Bank rate and inflation:

The bank rate is maintained in such a way that it is able to check. When the interest rates escalate, it means that people will borrow less, expenses will be less and therefore amount saved will be more. Owing to this tendency, there is less money in the market, which checks inflation to a great extent.

A range, which is referred to as the “operating band”, is established by the bank rate. This can cause the rate at which the loan is shelled out to change drastically. In fact, the so-called “overnight lending rate” may fluctuate a lot. In this context, it may be mentioned that “ overnight lending rate” refers to the rate, which is applied when various financial institutions lend as well as borrow money from each other on a “one day” basis.

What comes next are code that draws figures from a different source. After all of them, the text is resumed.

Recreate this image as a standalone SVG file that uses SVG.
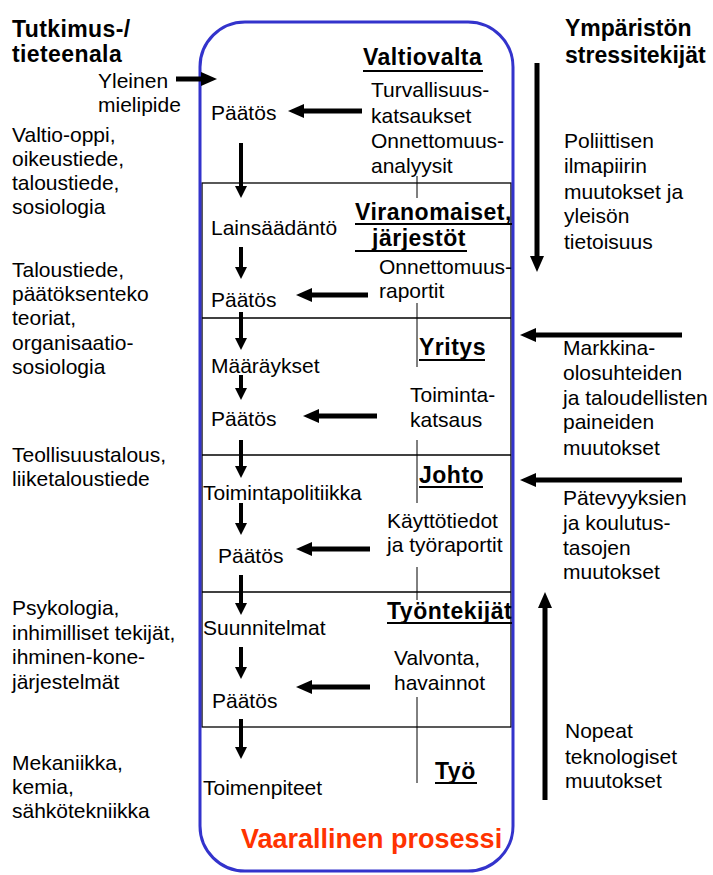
<svg xmlns="http://www.w3.org/2000/svg" width="713" height="875" viewBox="0 0 713 875">
  <style>
    text { font-family: "Liberation Sans", Arial, sans-serif; fill: #000; }
    .t { font-size: 21px; }
    .h { font-size: 23px; font-weight: bold; }
    .u { stroke: #000; stroke-width: 2; }
    .rule { stroke: #000; stroke-width: 1.3; fill: none; }
    .thin { stroke: #000; stroke-width: 1; }
    .arr { stroke: #000; stroke-width: 5; fill: none; marker-end: url(#head); }
    .dn { stroke: #000; stroke-width: 4; fill: none; marker-end: url(#headS); }
  </style>
  <defs>
    <marker id="head" markerUnits="userSpaceOnUse" markerWidth="16" markerHeight="14" refX="4" refY="7" orient="auto">
      <path d="M0,0 L16,7 L0,14 z" fill="#000"/>
    </marker>
    <marker id="headS" markerUnits="userSpaceOnUse" markerWidth="12" markerHeight="12" refX="3" refY="6" orient="auto">
      <path d="M0,0 L12,6 L0,12 z" fill="#000"/>
    </marker>
  </defs>

  <rect width="713" height="875" fill="#fff"/>

  <!-- process column frame, level dividers and the thin column rule -->
  <g id="frame">
    <rect x="202" y="183" width="309" height="544" class="rule"/>
    <line x1="202" y1="318" x2="511" y2="318" class="rule"/>
    <line x1="202" y1="455" x2="511" y2="455" class="rule"/>
    <line x1="202" y1="592" x2="511" y2="592" class="rule"/>
    <line x1="417" y1="176" x2="417" y2="198" class="thin"/>
    <line x1="417" y1="303" x2="417" y2="367" class="thin"/>
    <line x1="417" y1="440" x2="417" y2="503" class="thin"/>
    <line x1="417" y1="567" x2="417" y2="600" class="thin"/>
    <line x1="417" y1="697" x2="417" y2="783" class="thin"/>
    <rect x="200" y="22" width="313" height="849" rx="45" ry="45" fill="none" stroke="#3333cc" stroke-width="3"/>
  </g>

  <!-- left column: research fields -->
  <g id="fields-title">
    <text class="h" x="12" y="37" font-size="22" letter-spacing="0.4">Tutkimus-/</text>
    <text class="h" x="12" y="62" font-size="22" letter-spacing="0.4">tieteenala</text>
  </g>
  <g id="public-opinion">
    <text class="t" x="98" y="88">Yleinen</text>
    <text class="t" x="98" y="112">mielipide</text>
  </g>
  <g id="field-1">
    <text class="t" x="12" y="142">Valtio-oppi,</text>
    <text class="t" x="12" y="166">oikeustiede,</text>
    <text class="t" x="12" y="190">taloustiede,</text>
    <text class="t" x="12" y="214">sosiologia</text>
  </g>
  <g id="field-2">
    <text class="t" x="12" y="277">Taloustiede,</text>
    <text class="t" x="12" y="301">päätöksenteko</text>
    <text class="t" x="12" y="325">teoriat,</text>
    <text class="t" x="12" y="350">organisaatio-</text>
    <text class="t" x="12" y="374">sosiologia</text>
  </g>
  <g id="field-3">
    <text class="t" x="12" y="462">Teollisuustalous,</text>
    <text class="t" x="12" y="486">liiketaloustiede</text>
  </g>
  <g id="field-4">
    <text class="t" x="12" y="615">Psykologia,</text>
    <text class="t" x="12" y="640">inhimilliset tekijät,</text>
    <text class="t" x="12" y="664">ihminen-kone-</text>
    <text class="t" x="12" y="689">järjestelmät</text>
  </g>
  <g id="field-5">
    <text class="t" x="12" y="770">Mekaniikka,</text>
    <text class="t" x="12" y="794">kemia,</text>
    <text class="t" x="12" y="818">sähkötekniikka</text>
  </g>

  <!-- decision chain -->
  <g id="decision-1"><text class="t" x="211" y="120">Päätös</text></g>
  <g id="legislation"><text class="t" x="211" y="235">Lainsäädäntö</text></g>
  <g id="decision-2"><text class="t" x="211" y="307">Päätös</text></g>
  <g id="regulations"><text class="t" x="211" y="373">Määräykset</text></g>
  <g id="decision-3"><text class="t" x="211" y="426">Päätös</text></g>
  <g id="policy"><text class="t" x="203" y="500">Toimintapolitiikka</text></g>
  <g id="decision-4"><text class="t" x="218" y="563">Päätös</text></g>
  <g id="plans"><text class="t" x="203" y="635">Suunnitelmat</text></g>
  <g id="decision-5"><text class="t" x="212" y="708">Päätös</text></g>
  <g id="actions"><text class="t" x="203" y="795">Toimenpiteet</text></g>
  <g id="process">
    <text x="241" y="848" font-size="27" font-weight="bold" style="fill:#ff3300">Vaarallinen prosessi</text>
  </g>

  <!-- actor levels and their feedback -->
  <g id="state">
    <text class="h" x="363" y="65" letter-spacing="0.5">Valtiovalta</text>
    <line x1="363" y1="71" x2="483" y2="71" class="u"/>
    <text class="t" x="371" y="97">Turvallisuus-</text>
    <text class="t" x="371" y="123">katsaukset</text>
    <text class="t" x="371" y="148">Onnettomuus-</text>
    <text class="t" x="371" y="173">analyysit</text>
  </g>
  <g id="authorities">
    <text class="h" x="355" y="220" letter-spacing="0.5">Viranomaiset,</text>
    <line x1="355" y1="224" x2="512" y2="224" class="u"/>
    <text class="h" x="372" y="246" letter-spacing="0.5">järjestöt</text>
    <line x1="355" y1="251" x2="467" y2="251" class="u"/>
    <text class="t" x="379" y="274">Onnettomuus-</text>
    <text class="t" x="379" y="298">raportit</text>
  </g>
  <g id="company">
    <text class="h" x="419" y="355" letter-spacing="0.5">Yritys</text>
    <line x1="419" y1="360" x2="485" y2="360" class="u"/>
    <text class="t" x="410" y="402">Toiminta-</text>
    <text class="t" x="410" y="427">katsaus</text>
  </g>
  <g id="management">
    <text class="h" x="419" y="483" letter-spacing="0.5">Johto</text>
    <line x1="419" y1="487" x2="483" y2="487" class="u"/>
    <text class="t" x="387" y="528">Käyttötiedot</text>
    <text class="t" x="387" y="552">ja työraportit</text>
  </g>
  <g id="staff">
    <text class="h" x="387" y="619" letter-spacing="0.5">Työntekijät</text>
    <line x1="387" y1="623" x2="512" y2="623" class="u"/>
    <text class="t" x="394" y="665">Valvonta,</text>
    <text class="t" x="394" y="690">havainnot</text>
  </g>
  <g id="work">
    <text class="h" x="435" y="779" letter-spacing="0.5">Työ</text>
    <line x1="435" y1="783" x2="477" y2="783" class="u"/>
  </g>

  <!-- right column: environmental stressors -->
  <g id="stressors-title">
    <text class="h" x="565" y="36">Ympäristön</text>
    <text class="h" x="565" y="63">stressitekijät</text>
  </g>
  <g id="stressor-1">
    <text class="t" x="564" y="148">Poliittisen</text>
    <text class="t" x="564" y="173">ilmapiirin</text>
    <text class="t" x="564" y="199">muutokset ja</text>
    <text class="t" x="564" y="223">yleisön</text>
    <text class="t" x="564" y="249">tietoisuus</text>
  </g>
  <g id="stressor-2">
    <text class="t" x="563" y="355">Markkina-</text>
    <text class="t" x="563" y="380">olosuhteiden</text>
    <text class="t" x="563" y="405">ja taloudellisten</text>
    <text class="t" x="563" y="429">paineiden</text>
    <text class="t" x="563" y="455">muutokset</text>
  </g>
  <g id="stressor-3">
    <text class="t" x="563" y="505">Pätevyyksien</text>
    <text class="t" x="563" y="530">ja koulutus-</text>
    <text class="t" x="563" y="555">tasojen</text>
    <text class="t" x="563" y="579">muutokset</text>
  </g>
  <g id="stressor-4">
    <text class="t" x="565" y="738">Nopeat</text>
    <text class="t" x="565" y="764">teknologiset</text>
    <text class="t" x="565" y="788">muutokset</text>
  </g>

  <g id="connectors">
    <!-- public opinion into the state level -->
    <line x1="176" y1="79" x2="205" y2="79" class="arr"/>
    <!-- feedback arrows into each decision -->
    <line x1="362" y1="111" x2="300" y2="111" class="arr"/>
    <line x1="368" y1="295" x2="308" y2="295" class="arr"/>
    <line x1="377" y1="416" x2="315" y2="416" class="arr"/>
    <line x1="370" y1="549" x2="308" y2="549" class="arr"/>
    <line x1="370" y1="687" x2="308" y2="687" class="arr"/>
    <!-- downward chain -->
    <line x1="241" y1="143" x2="241" y2="189" class="dn"/>
    <line x1="241" y1="247" x2="241" y2="270" class="dn"/>
    <line x1="241" y1="312" x2="241" y2="341" class="dn"/>
    <line x1="241" y1="375" x2="241" y2="391" class="dn"/>
    <line x1="241" y1="440" x2="241" y2="469" class="dn"/>
    <line x1="241" y1="503" x2="241" y2="526" class="dn"/>
    <line x1="241" y1="575" x2="241" y2="606" class="dn"/>
    <line x1="241" y1="647" x2="241" y2="670" class="dn"/>
    <line x1="241" y1="719" x2="241" y2="750" class="dn"/>
    <!-- environmental pressures -->
    <line x1="537" y1="63" x2="537" y2="260" class="arr"/>
    <line x1="682" y1="335" x2="532" y2="335" class="arr"/>
    <line x1="682" y1="480" x2="532" y2="480" class="arr"/>
    <line x1="545" y1="800" x2="545" y2="604" class="arr"/>
  </g>
</svg>
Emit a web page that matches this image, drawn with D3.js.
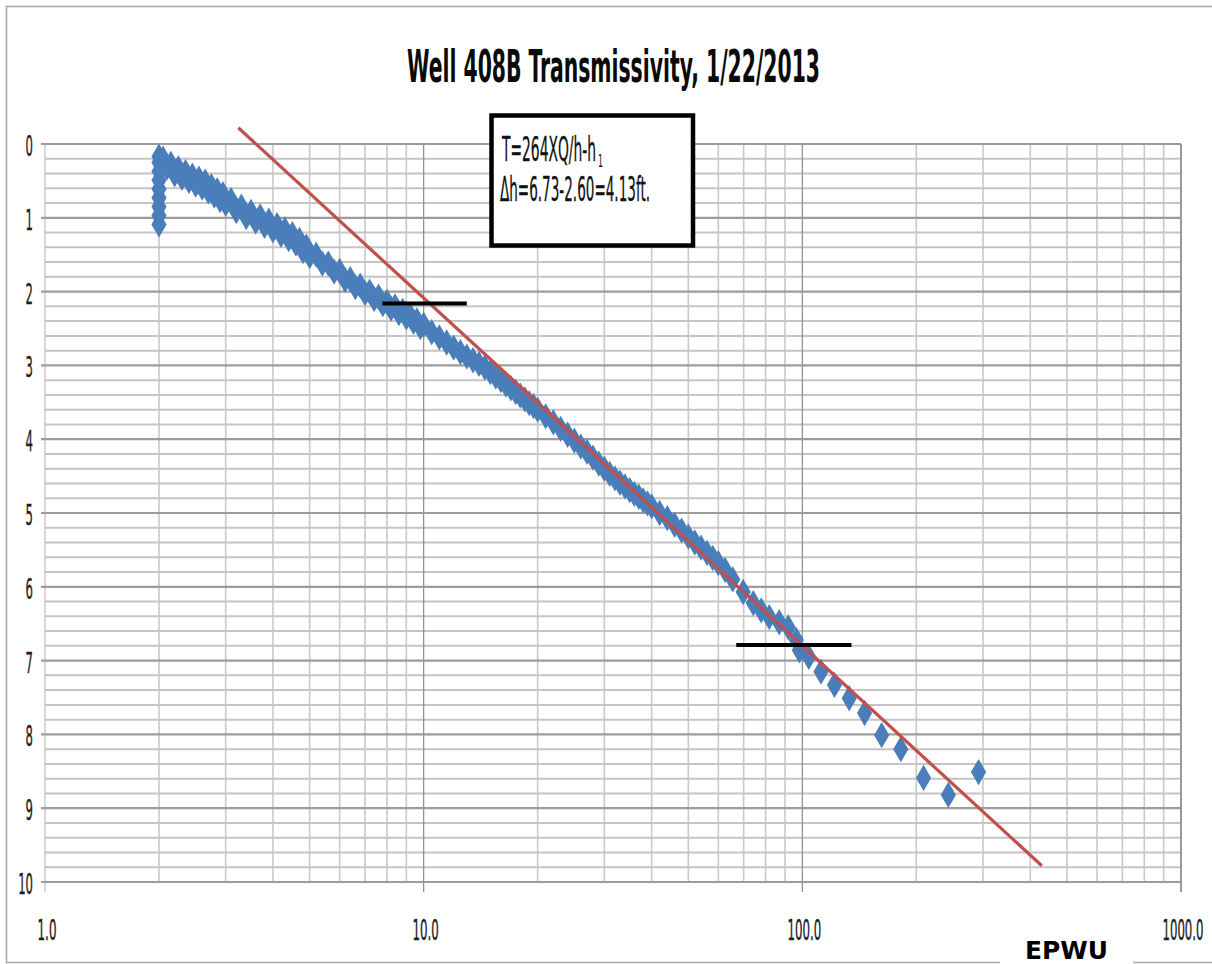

Bank Rate and the Central Bank:

Changes in the bank rate and consequently the operating band are mainly trigerred by the Central Bank. By altering (increasing or decreasing) the bank rate, the course of action, which is likely to be taken by the Central Bank, is manifested. This applies for the short-term rates of interest.

Bank rate and its impact:

Changes brought about in the bank rate means the prime rate is also likely to change. Prime rate is the interest rate, which the financial institutions impose on the customers pertaining to savings rates and other loans. Alterations in the bank rate affects interest rates on various financial instruments like deposits, investment certificates. Certain types of loans are also impacted-car loans, business loans and mortgage loans to name a few.